In case the advance money received in course of negotiation for transfer of capital asset but the negotiations does not results in the transfer of such capital asset, accordingly the amount is forfeited, then as per amendment by finance act 2014 it would be chargeable to tax as income from other sources u/s 56(2) (ix) in the income of receiver of advance money.
Corresponding amendment to S. 51 has been done so that such advance is not deducted from acquisition cost/ FMV/WDV as the case may be.
Reference:
As Per Section 51 of, the Income Tax Act, 1961-
Advance money received.
51. Where any capital asset, on any previous occasion, for the subject of its transfer, any advance or other money received and retained by the assessee in respect of such negotiations, shall be deducted from the cost for which the asset was acquired or the written down value or the fair market value, as the case may be, in computing the cost of acquisition.
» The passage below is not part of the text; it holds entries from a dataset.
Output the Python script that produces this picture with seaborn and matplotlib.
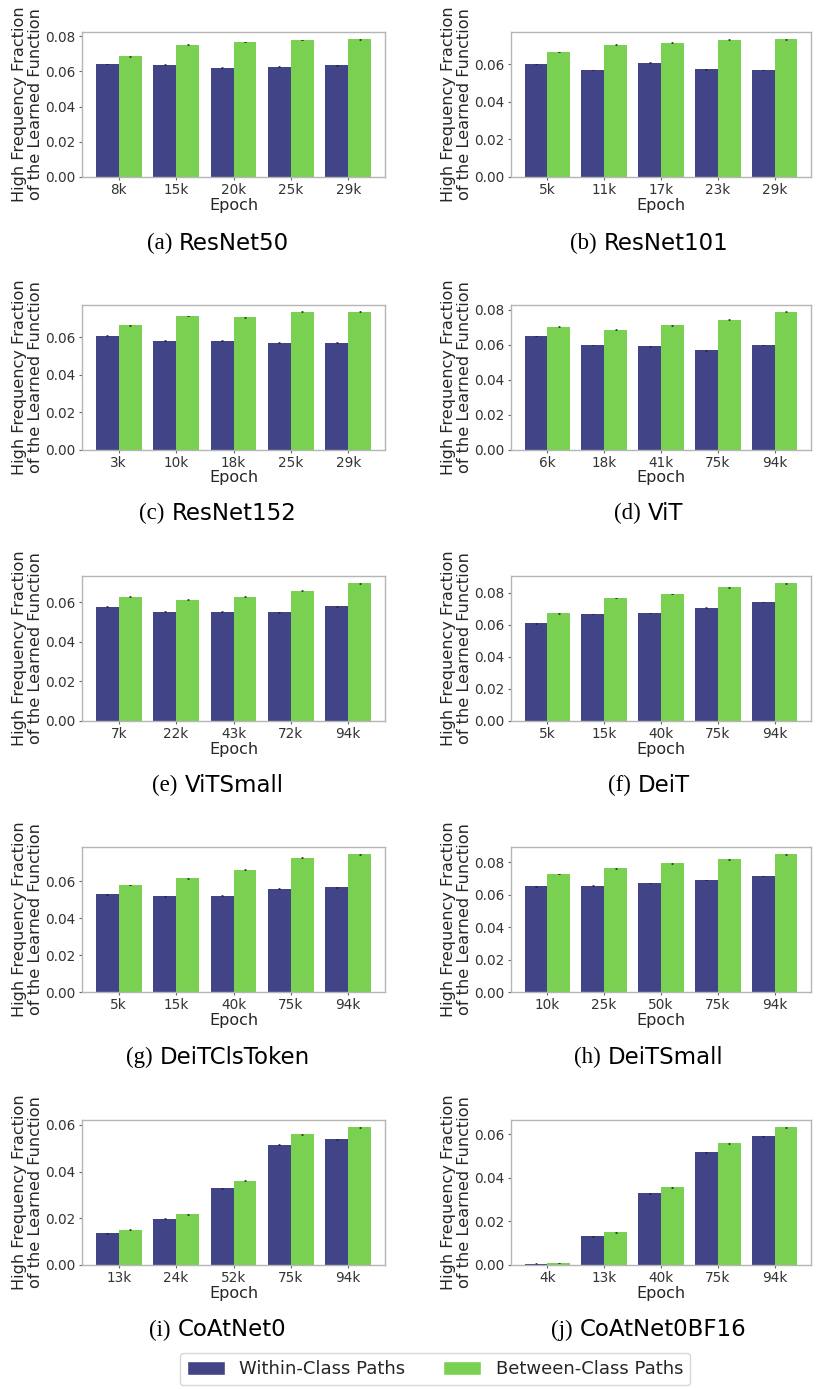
import matplotlib
matplotlib.use("Agg")
import matplotlib.pyplot as plt
from matplotlib.patches import Patch
import pandas as pd
import seaborn as sns

# ---------------- data ----------------
series_names = ["Within-Class Paths", "Between-Class Paths"]
series_colors = ["#414487", "#7AD151"]

resnet50_epochs = ["8k", "15k", "20k", "25k", "29k"]
resnet50_within = [0.0643, 0.0639, 0.0622, 0.0628, 0.0635]
resnet50_between = [0.0685, 0.0752, 0.0768, 0.0779, 0.0783]

resnet101_epochs = ["5k", "11k", "17k", "23k", "29k"]
resnet101_within = [0.0602, 0.0570, 0.0608, 0.0573, 0.0570]
resnet101_between = [0.0665, 0.0705, 0.0715, 0.0730, 0.0733]

resnet152_epochs = ["3k", "10k", "18k", "25k", "29k"]
resnet152_within = [0.0608, 0.0580, 0.0580, 0.0570, 0.0570]
resnet152_between = [0.0663, 0.0713, 0.0706, 0.0735, 0.0735]

vit_epochs = ["6k", "18k", "41k", "75k", "94k"]
vit_within = [0.0649, 0.0597, 0.0591, 0.0568, 0.0597]
vit_between = [0.0703, 0.0686, 0.0711, 0.0742, 0.0788]

vitsmall_epochs = ["7k", "22k", "43k", "72k", "94k"]
vitsmall_within = [0.0576, 0.0552, 0.0552, 0.0549, 0.0579]
vitsmall_between = [0.0627, 0.0613, 0.0627, 0.0658, 0.0695]

deit_epochs = ["5k", "15k", "40k", "75k", "94k"]
deit_within = [0.0610, 0.0669, 0.0675, 0.0709, 0.0743]
deit_between = [0.0673, 0.0768, 0.0794, 0.0836, 0.0861]

deitcls_epochs = ["5k", "15k", "40k", "75k", "94k"]
deitcls_within = [0.0530, 0.0519, 0.0523, 0.0560, 0.0568]
deitcls_between = [0.0581, 0.0616, 0.0663, 0.0729, 0.0747]

deitsmall_epochs = ["10k", "25k", "50k", "75k", "94k"]
deitsmall_within = [0.0652, 0.0656, 0.0673, 0.0690, 0.0715]
deitsmall_between = [0.0727, 0.0762, 0.0794, 0.0818, 0.0850]

coatnet0_epochs = ["13k", "24k", "52k", "75k", "94k"]
coatnet0_within = [0.0136, 0.0198, 0.0328, 0.0514, 0.0538]
coatnet0_between = [0.0150, 0.0218, 0.0361, 0.0560, 0.0589]

coatnetbf16_epochs = ["4k", "13k", "40k", "75k", "94k"]
coatnetbf16_within = [0.0006, 0.0132, 0.0329, 0.0517, 0.0591]
coatnetbf16_between = [0.0009, 0.0150, 0.0357, 0.0557, 0.0631]

bar_error = 0.0002

panel_letters = ["(a)", "(b)", "(c)", "(d)", "(e)", "(f)", "(g)", "(h)", "(i)", "(j)"]
panel_names = ["ResNet50", "ResNet101", "ResNet152", "ViT", "ViTSmall",
               "DeiT", "DeiTClsToken", "DeiTSmall", "CoAtNet0", "CoAtNet0BF16"]
panel_epochs = [resnet50_epochs, resnet101_epochs, resnet152_epochs, vit_epochs,
                vitsmall_epochs, deit_epochs, deitcls_epochs, deitsmall_epochs,
                coatnet0_epochs, coatnetbf16_epochs]
panel_within = [resnet50_within, resnet101_within, resnet152_within, vit_within,
                vitsmall_within, deit_within, deitcls_within, deitsmall_within,
                coatnet0_within, coatnetbf16_within]
panel_between = [resnet50_between, resnet101_between, resnet152_between, vit_between,
                 vitsmall_between, deit_between, deitcls_between, deitsmall_between,
                 coatnet0_between, coatnetbf16_between]

# ---------------- style ----------------
sns.set_theme(style="white")
plt.rcParams["font.family"] = ["DejaVu Sans"]
plt.rcParams["axes.edgecolor"] = "#b5b5b5"
plt.rcParams["axes.linewidth"] = 1.0

W, H = 817, 1389
fig = plt.figure(figsize=(W / 100, H / 100), dpi=100)

row_tops = [32, 304.5, 576, 847, 1120]
axes_h = 145
col_left = [82, 511]
col_w = [303, 300]
cap_y = [243, 513, 785, 1057, 1330]
cap_x = [218, 649]

renderer = fig.canvas.get_renderer()

for i in range(10):
    r, c = divmod(i, 2)
    left = col_left[c] / W
    bottom = 1 - (row_tops[r] + axes_h) / H
    ax = fig.add_axes([left, bottom, col_w[c] / W, axes_h / H])
    epochs = panel_epochs[i]
    df = pd.DataFrame({
        "Epoch": epochs + epochs,
        "value": panel_within[i] + panel_between[i],
        "Path": [series_names[0]] * len(epochs) + [series_names[1]] * len(epochs),
    })
    sns.barplot(data=df, x="Epoch", y="value", hue="Path", hue_order=series_names,
                palette=series_colors, saturation=1, errorbar=None, ax=ax,
                legend=False, linewidth=0)
    for p in ax.patches:
        if p.get_width() > 0:
            ax.errorbar(p.get_x() + p.get_width() / 2, p.get_height(), yerr=bar_error,
                        color="#222222", capsize=1.0, elinewidth=0.6, capthick=0.5, fmt="none")
    ax.set_xlim(-0.64, 4.64)
    ax.relim()
    ax.autoscale(axis="y")
    ax.set_ylim(0, None)
    ax.set_xlabel("Epoch", fontsize=11.5, color="#262626", labelpad=0.5)
    ax.set_ylabel("High Frequency Fraction\nof the Learned Function", fontsize=11.6,
                  color="#262626", labelpad=1.5, linespacing=1.1)
    ax.tick_params(axis="both", labelsize=9.8, labelcolor="#333333", color="#666666",
                   length=2.5, width=0.8, left=True, bottom=True, pad=2)
    for s in ax.spines.values():
        s.set_color("#b5b5b5")

    # caption with serif letter + sans name
    t1 = fig.text(0, 0, panel_letters[i], fontsize=16.5, family="Liberation Serif",
                  color="black", va="center", ha="left")
    t2 = fig.text(0, 0, panel_names[i], fontsize=16.5, family="DejaVu Sans",
                  color="black", va="center", ha="left")
    w1 = t1.get_window_extent(renderer).width
    w2 = t2.get_window_extent(renderer).width
    gap = 7
    total = w1 + gap + w2
    x0 = cap_x[c] - total / 2
    yy = 1 - cap_y[r] / H
    t1.set_position((x0 / W, yy))
    t2.set_position(((x0 + w1 + gap) / W, yy))

handles = [Patch(facecolor=series_colors[k], label=series_names[k]) for k in range(2)]
leg = fig.legend(handles=handles, loc="center", bbox_to_anchor=(435 / W, 1 - 1369 / H),
                 ncol=2, fontsize=13, handlelength=2.1, handleheight=0.8,
                 columnspacing=2.1, frameon=True, borderpad=0.4)
leg.get_frame().set_edgecolor("#cccccc")
for t in leg.get_texts():
    t.set_color("#262626")

fig.savefig("out.png", dpi=100)
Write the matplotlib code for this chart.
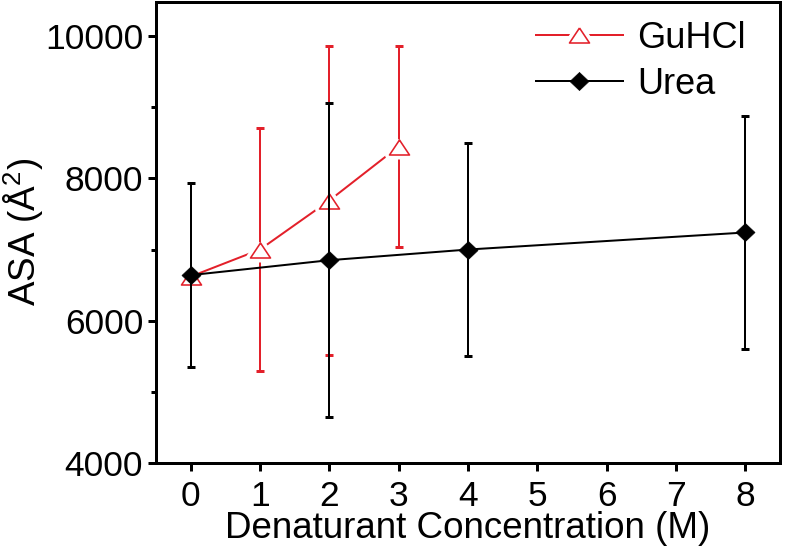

As Per Section 51 of, the Finance Bill, 2014-
In section 51 of the Income-tax Act, the following proviso shall be inserted with effect from the 1st day of April, 2015, namely:—
“Provided that where any sum of money, received as an advance or otherwise in the course of negotiations for transfer of a capital asset, has been included in the total income of the assessee for any previous year in accordance with the provisions of clause (ix) of sub-section (2) of section 56,then, such sum shall not be deducted from the cost for which the asset was acquired or the written down value or the fair market value, as the case may be, in computing the cost of acquisition.”.